In the air war over Korea, American pilots flew B-29 bombers and F-86 Sabre fighters against MiG-15s (often operated by Soviet pilots). The jet age had arrived near the end of World War II. Yenne notes that the skies south of the Yalu River were known as “MiG Alley,” which was “the scene of intense aerial combat between MiGs and Sabres” throughout the war. U.S. Sabre pilots achieved a 10-1 kill ratio over the MiGs, with American aces Joe McConnell and James Jabara leading the way with 16 and 15 victories, respectively.

MacArthur the strategist had one more masterpiece in him: Inchon, the daring seaborne landing behind enemy lines that led to the rout of North Korean forces and their rapid retreat across the 38th Parallel. Washington authorized MacArthur to cross into North Korea to destroy North Korea’s armed forces. When the Chinese Red Army massively intervened in November 1950, Washington, against MacArthur’s wishes, changed the political goal of the war from victory to stalemate.

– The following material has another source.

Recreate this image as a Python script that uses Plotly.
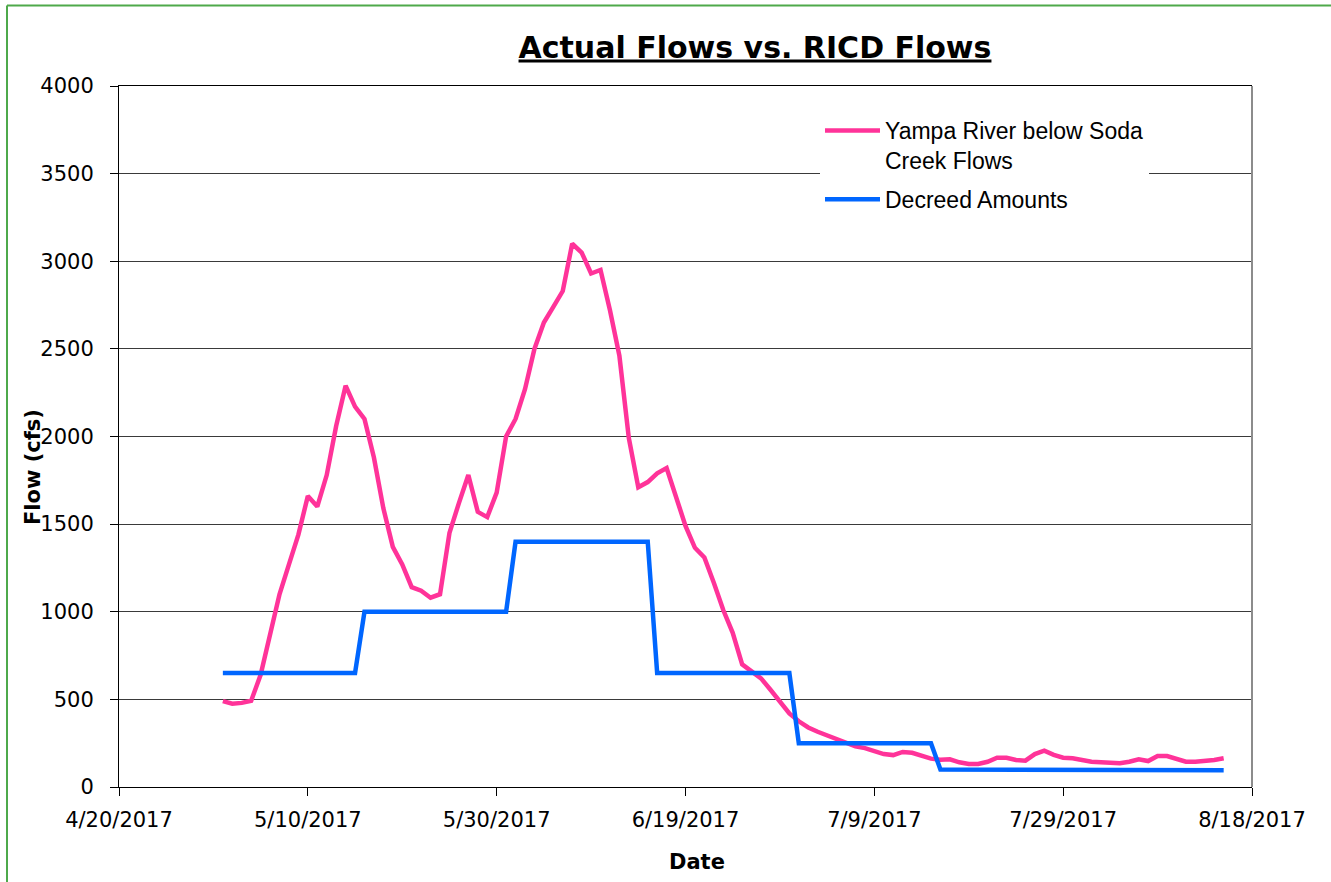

MacArthur’s public disagreements with the new policy (“In war there is no substitute for victory”) led to his dismissal. The inconclusive war led to President Harry Truman’s political demise and the election of retired General Dwight D. Eisenhower (who once worked for MacArthur in the Philippines prior to World War II) as president.

The air war over Korea continued. Yenne notes that during the Korean War, U.S. airmen flew more than 864,000 missions, downed 976 enemy planes and damaged more than 1200 enemy aircraft. MacArthur’s air forces lost more than 1900 aircraft, including 129 in air-to-air combat.

In his 1962 farewell speech to the cadets at West Point, MacArthur called the American man-at-arms “one of the world’s noblest figures,” and lauded that “enduring fortitude, that patriotic self-abnegation, and that invincible determination which have carved his statue in the hearts of his people.” Bill Yenne’s story of the airmen who exhibited those traits in the skies over the southwest Pacific and Korea is a welcome reminder of the debt all Americans owe to those (now men and women) who fight for us.